#### [What is asked]
Restate the material word for word and leave out anything that is a picture.
— Start Material —
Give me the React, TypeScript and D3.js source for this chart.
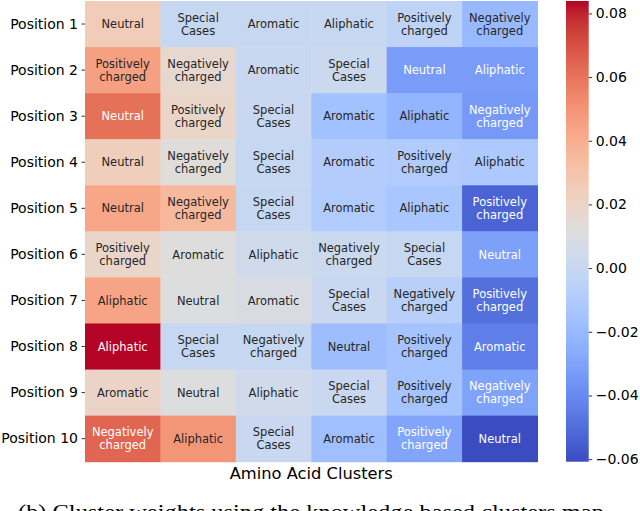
import React, { useRef, useEffect } from 'react'
import * as d3 from 'd3'

// heatmap rows (positions), cell annotations and weights
const positions = ['Position 1', 'Position 2', 'Position 3', 'Position 4', 'Position 5',
  'Position 6', 'Position 7', 'Position 8', 'Position 9', 'Position 10']

const clusterLabels = [
  ['Neutral', 'Special\nCases', 'Aromatic', 'Aliphatic', 'Positively\ncharged', 'Negatively\ncharged'],
  ['Positively\ncharged', 'Negatively\ncharged', 'Aromatic', 'Special\nCases', 'Neutral', 'Aliphatic'],
  ['Neutral', 'Positively\ncharged', 'Special\nCases', 'Aromatic', 'Aliphatic', 'Negatively\ncharged'],
  ['Neutral', 'Negatively\ncharged', 'Special\nCases', 'Aromatic', 'Positively\ncharged', 'Aliphatic'],
  ['Neutral', 'Negatively\ncharged', 'Special\nCases', 'Aromatic', 'Aliphatic', 'Positively\ncharged'],
  ['Positively\ncharged', 'Aromatic', 'Aliphatic', 'Negatively\ncharged', 'Special\nCases', 'Neutral'],
  ['Aliphatic', 'Neutral', 'Aromatic', 'Special\nCases', 'Negatively\ncharged', 'Positively\ncharged'],
  ['Aliphatic', 'Special\nCases', 'Negatively\ncharged', 'Neutral', 'Positively\ncharged', 'Aromatic'],
  ['Aromatic', 'Neutral', 'Aliphatic', 'Special\nCases', 'Positively\ncharged', 'Negatively\ncharged'],
  ['Negatively\ncharged', 'Aliphatic', 'Special\nCases', 'Aromatic', 'Positively\ncharged', 'Neutral'],
]

const weights = [
  [0.025, 0.000, 0.000, 0.000, -0.004, -0.020],
  [0.0455, 0.017, 0.001, 0.002, -0.033, -0.033],
  [0.061, 0.019, 0.001, -0.016, -0.022, -0.034],
  [0.024, 0.0125, 0.000, -0.009, -0.010, -0.011],
  [0.043, 0.035, 0.000, -0.010, -0.013, -0.053],
  [0.019, 0.0115, 0.004, 0.002, 0.000, -0.031],
  [0.044, 0.011, 0.009, 0.001, -0.007, -0.049],
  [0.0839, 0.000, 0.000, -0.018, -0.015, -0.044],
  [0.020, 0.011, 0.005, 0.001, -0.015, -0.030],
  [0.064, 0.049, 0.001, -0.017, -0.029, -0.0608],
]

const cbarTicks = [0.08, 0.06, 0.04, 0.02, 0.0, -0.02, -0.04, -0.06]

// matplotlib coolwarm, sampled
const coolwarm = [
  [59, 76, 192], [68, 90, 204], [77, 104, 215], [87, 117, 225], [98, 130, 234], [108, 142, 241],
  [119, 154, 247], [130, 165, 251], [141, 176, 254], [152, 185, 255], [163, 194, 255], [174, 201, 253],
  [184, 208, 249], [194, 213, 244], [204, 217, 238], [213, 219, 230], [221, 221, 221], [229, 216, 209],
  [236, 211, 197], [241, 204, 185], [245, 196, 173], [247, 187, 160], [247, 177, 148], [247, 166, 135],
  [244, 154, 123], [241, 141, 111], [236, 127, 99], [229, 112, 88], [222, 96, 77], [213, 80, 66],
  [203, 62, 56], [192, 40, 47], [180, 4, 38],
].map(c => d3.rgb(c[0], c[1], c[2]).toString())

const cmap = d3.scaleLinear<string>()
  .domain(coolwarm.map((_, i) => i / (coolwarm.length - 1)))
  .range(coolwarm)
  .interpolate(d3.interpolateRgb)
  .clamp(true)

function luminance(c: string) {
  const rgb = d3.rgb(c)
  const lin = (v: number) => {
    v = v / 255
    return v <= 0.03928 ? v / 12.92 : Math.pow((v + 0.055) / 1.055, 2.4)
  }
  return 0.2126 * lin(rgb.r) + 0.7152 * lin(rgb.g) + 0.0722 * lin(rgb.b)
}

const FONT = 'DejaVu Sans, sans-serif'

function App() {
  const svgRef = useRef<SVGSVGElement>(null)

  useEffect(() => {
    const svg = d3.select(svgRef.current)
    svg.selectAll('*').remove()

    const left = 85, right = 537.5, top = 1, bottom = 461.7
    const flat = weights.flat()
    const [vmin, vmax] = d3.extent(flat) as [number, number]
    const norm = d3.scaleLinear().domain([vmin, vmax]).range([0, 1])
    const color = (v: number) => cmap(norm(v))

    const x = d3.scaleBand<number>().domain(d3.range(6)).range([left, right])
    const y = d3.scaleBand<string>().domain(positions).range([top, bottom])

    const cells = svg.append('g')
    weights.forEach((row, r) => {
      row.forEach((v, c) => {
        const fill = color(v)
        cells.append('rect')
          .attr('x', x(c)!)
          .attr('y', y(positions[r])!)
          .attr('width', x.bandwidth() + 0.5)
          .attr('height', y.bandwidth() + 0.5)
          .attr('fill', fill)
        const lines = clusterLabels[r][c].split('\n')
        const cx = x(c)! + x.bandwidth() / 2
        const cy = y(positions[r])! + y.bandwidth() / 2
        const lh = 13.3
        const t = cells.append('text')
          .attr('x', cx)
          .attr('text-anchor', 'middle')
          .attr('font-family', FONT)
          .attr('font-size', 11.5)
          .attr('fill', luminance(fill) > 0.408 ? '#262626' : '#ffffff')
        lines.forEach((ln, i) => {
          t.append('tspan')
            .attr('x', cx)
            .attr('y', cy + (i - (lines.length - 1) / 2) * lh)
            .attr('dy', '0.36em')
            .text(ln)
        })
      })
    })

    // y axis
    const yAxis = svg.append('g')
      .attr('transform', `translate(${left},0)`)
      .call(d3.axisLeft(y).tickSize(3.5).tickPadding(3.5))
    yAxis.select('.domain').remove()
    yAxis.selectAll('text').attr('font-family', FONT).attr('font-size', 14).attr('fill', '#000')
    yAxis.selectAll('line').attr('stroke', '#000').attr('stroke-width', 0.8)

    svg.append('text')
      .attr('x', (left + right) / 2)
      .attr('y', 479)
      .attr('text-anchor', 'middle')
      .attr('font-family', FONT)
      .attr('font-size', 16.3)
      .text('Amino Acid Clusters')

    // colorbar
    const cbX = 566, cbW = 22.7
    const defs = svg.append('defs')
    const grad = defs.append('linearGradient')
      .attr('id', 'cbar')
      .attr('x1', 0).attr('x2', 0).attr('y1', 1).attr('y2', 0)
    d3.range(0, 1.0001, 1 / 64).forEach(t => {
      grad.append('stop').attr('offset', t).attr('stop-color', cmap(t))
    })
    svg.append('rect')
      .attr('x', cbX).attr('y', top)
      .attr('width', cbW).attr('height', bottom - top)
      .attr('fill', 'url(#cbar)')

    const cy = d3.scaleLinear().domain([vmin, vmax]).range([bottom, top])
    const cAxis = svg.append('g')
      .attr('transform', `translate(${cbX + cbW},0)`)
      .call(d3.axisRight(cy).tickValues(cbarTicks).tickSize(3.5).tickPadding(3.5)
        .tickFormat(d => d3.format('.2f')(d as number).replace('-', '\u2212')))
    cAxis.select('.domain').remove()
    cAxis.selectAll('text').attr('font-family', FONT).attr('font-size', 14).attr('fill', '#000')
    cAxis.selectAll('line').attr('stroke', '#000').attr('stroke-width', 0.8)

    // figure caption (cut off at the bottom)
    svg.append('text')
      .attr('x', 18)
      .attr('y', 519)
      .attr('font-family', 'Liberation Serif, serif')
      .attr('font-size', 22)
      .attr('textLength', 592)
      .attr('lengthAdjust', 'spacingAndGlyphs')
      .text('(b) Cluster weights using the knowledge based clusters map.')
  }, [])

  return (
    <svg ref={svgRef} width={640} height={511}
      style={{ position: 'absolute', left: 0, top: 0, background: '#fff' }} />
  )
}

export default App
— End Material —
#### [Reply to the exercise]
Give me the React, TypeScript and D3.js source for this chart.
import React, { useRef, useEffect } from 'react'
import * as d3 from 'd3'

// heatmap rows (positions), cell annotations and weights
const positions = ['Position 1', 'Position 2', 'Position 3', 'Position 4', 'Position 5',
  'Position 6', 'Position 7', 'Position 8', 'Position 9', 'Position 10']

const clusterLabels = [
  ['Neutral', 'Special\nCases', 'Aromatic', 'Aliphatic', 'Positively\ncharged', 'Negatively\ncharged'],
  ['Positively\ncharged', 'Negatively\ncharged', 'Aromatic', 'Special\nCases', 'Neutral', 'Aliphatic'],
  ['Neutral', 'Positively\ncharged', 'Special\nCases', 'Aromatic', 'Aliphatic', 'Negatively\ncharged'],
  ['Neutral', 'Negatively\ncharged', 'Special\nCases', 'Aromatic', 'Positively\ncharged', 'Aliphatic'],
  ['Neutral', 'Negatively\ncharged', 'Special\nCases', 'Aromatic', 'Aliphatic', 'Positively\ncharged'],
  ['Positively\ncharged', 'Aromatic', 'Aliphatic', 'Negatively\ncharged', 'Special\nCases', 'Neutral'],
  ['Aliphatic', 'Neutral', 'Aromatic', 'Special\nCases', 'Negatively\ncharged', 'Positively\ncharged'],
  ['Aliphatic', 'Special\nCases', 'Negatively\ncharged', 'Neutral', 'Positively\ncharged', 'Aromatic'],
  ['Aromatic', 'Neutral', 'Aliphatic', 'Special\nCases', 'Positively\ncharged', 'Negatively\ncharged'],
  ['Negatively\ncharged', 'Aliphatic', 'Special\nCases', 'Aromatic', 'Positively\ncharged', 'Neutral'],
]

const weights = [
  [0.025, 0.000, 0.000, 0.000, -0.004, -0.020],
  [0.0455, 0.017, 0.001, 0.002, -0.033, -0.033],
  [0.061, 0.019, 0.001, -0.016, -0.022, -0.034],
  [0.024, 0.0125, 0.000, -0.009, -0.010, -0.011],
  [0.043, 0.035, 0.000, -0.010, -0.013, -0.053],
  [0.019, 0.0115, 0.004, 0.002, 0.000, -0.031],
  [0.044, 0.011, 0.009, 0.001, -0.007, -0.049],
  [0.0839, 0.000, 0.000, -0.018, -0.015, -0.044],
  [0.020, 0.011, 0.005, 0.001, -0.015, -0.030],
  [0.064, 0.049, 0.001, -0.017, -0.029, -0.0608],
]

const cbarTicks = [0.08, 0.06, 0.04, 0.02, 0.0, -0.02, -0.04, -0.06]

// matplotlib coolwarm, sampled
const coolwarm = [
  [59, 76, 192], [68, 90, 204], [77, 104, 215], [87, 117, 225], [98, 130, 234], [108, 142, 241],
  [119, 154, 247], [130, 165, 251], [141, 176, 254], [152, 185, 255], [163, 194, 255], [174, 201, 253],
  [184, 208, 249], [194, 213, 244], [204, 217, 238], [213, 219, 230], [221, 221, 221], [229, 216, 209],
  [236, 211, 197], [241, 204, 185], [245, 196, 173], [247, 187, 160], [247, 177, 148], [247, 166, 135],
  [244, 154, 123], [241, 141, 111], [236, 127, 99], [229, 112, 88], [222, 96, 77], [213, 80, 66],
  [203, 62, 56], [192, 40, 47], [180, 4, 38],
].map(c => d3.rgb(c[0], c[1], c[2]).toString())

const cmap = d3.scaleLinear<string>()
  .domain(coolwarm.map((_, i) => i / (coolwarm.length - 1)))
  .range(coolwarm)
  .interpolate(d3.interpolateRgb)
  .clamp(true)

function luminance(c: string) {
  const rgb = d3.rgb(c)
  const lin = (v: number) => {
    v = v / 255
    return v <= 0.03928 ? v / 12.92 : Math.pow((v + 0.055) / 1.055, 2.4)
  }
  return 0.2126 * lin(rgb.r) + 0.7152 * lin(rgb.g) + 0.0722 * lin(rgb.b)
}

const FONT = 'DejaVu Sans, sans-serif'

function App() {
  const svgRef = useRef<SVGSVGElement>(null)

  useEffect(() => {
    const svg = d3.select(svgRef.current)
    svg.selectAll('*').remove()

    const left = 85, right = 537.5, top = 1, bottom = 461.7
    const flat = weights.flat()
    const [vmin, vmax] = d3.extent(flat) as [number, number]
    const norm = d3.scaleLinear().domain([vmin, vmax]).range([0, 1])
    const color = (v: number) => cmap(norm(v))

    const x = d3.scaleBand<number>().domain(d3.range(6)).range([left, right])
    const y = d3.scaleBand<string>().domain(positions).range([top, bottom])

    const cells = svg.append('g')
    weights.forEach((row, r) => {
      row.forEach((v, c) => {
        const fill = color(v)
        cells.append('rect')
          .attr('x', x(c)!)
          .attr('y', y(positions[r])!)
          .attr('width', x.bandwidth() + 0.5)
          .attr('height', y.bandwidth() + 0.5)
          .attr('fill', fill)
        const lines = clusterLabels[r][c].split('\n')
        const cx = x(c)! + x.bandwidth() / 2
        const cy = y(positions[r])! + y.bandwidth() / 2
        const lh = 13.3
        const t = cells.append('text')
          .attr('x', cx)
          .attr('text-anchor', 'middle')
          .attr('font-family', FONT)
          .attr('font-size', 11.5)
          .attr('fill', luminance(fill) > 0.408 ? '#262626' : '#ffffff')
        lines.forEach((ln, i) => {
          t.append('tspan')
            .attr('x', cx)
            .attr('y', cy + (i - (lines.length - 1) / 2) * lh)
            .attr('dy', '0.36em')
            .text(ln)
        })
      })
    })

    // y axis
    const yAxis = svg.append('g')
      .attr('transform', `translate(${left},0)`)
      .call(d3.axisLeft(y).tickSize(3.5).tickPadding(3.5))
    yAxis.select('.domain').remove()
    yAxis.selectAll('text').attr('font-family', FONT).attr('font-size', 14).attr('fill', '#000')
    yAxis.selectAll('line').attr('stroke', '#000').attr('stroke-width', 0.8)

    svg.append('text')
      .attr('x', (left + right) / 2)
      .attr('y', 479)
      .attr('text-anchor', 'middle')
      .attr('font-family', FONT)
      .attr('font-size', 16.3)
      .text('Amino Acid Clusters')

    // colorbar
    const cbX = 566, cbW = 22.7
    const defs = svg.append('defs')
    const grad = defs.append('linearGradient')
      .attr('id', 'cbar')
      .attr('x1', 0).attr('x2', 0).attr('y1', 1).attr('y2', 0)
    d3.range(0, 1.0001, 1 / 64).forEach(t => {
      grad.append('stop').attr('offset', t).attr('stop-color', cmap(t))
    })
    svg.append('rect')
      .attr('x', cbX).attr('y', top)
      .attr('width', cbW).attr('height', bottom - top)
      .attr('fill', 'url(#cbar)')

    const cy = d3.scaleLinear().domain([vmin, vmax]).range([bottom, top])
    const cAxis = svg.append('g')
      .attr('transform', `translate(${cbX + cbW},0)`)
      .call(d3.axisRight(cy).tickValues(cbarTicks).tickSize(3.5).tickPadding(3.5)
        .tickFormat(d => d3.format('.2f')(d as number).replace('-', '\u2212')))
    cAxis.select('.domain').remove()
    cAxis.selectAll('text').attr('font-family', FONT).attr('font-size', 14).attr('fill', '#000')
    cAxis.selectAll('line').attr('stroke', '#000').attr('stroke-width', 0.8)

    // figure caption (cut off at the bottom)
    svg.append('text')
      .attr('x', 18)
      .attr('y', 519)
      .attr('font-family', 'Liberation Serif, serif')
      .attr('font-size', 22)
      .attr('textLength', 592)
      .attr('lengthAdjust', 'spacingAndGlyphs')
      .text('(b) Cluster weights using the knowledge based clusters map.')
  }, [])

  return (
    <svg ref={svgRef} width={640} height={511}
      style={{ position: 'absolute', left: 0, top: 0, background: '#fff' }} />
  )
}

export default App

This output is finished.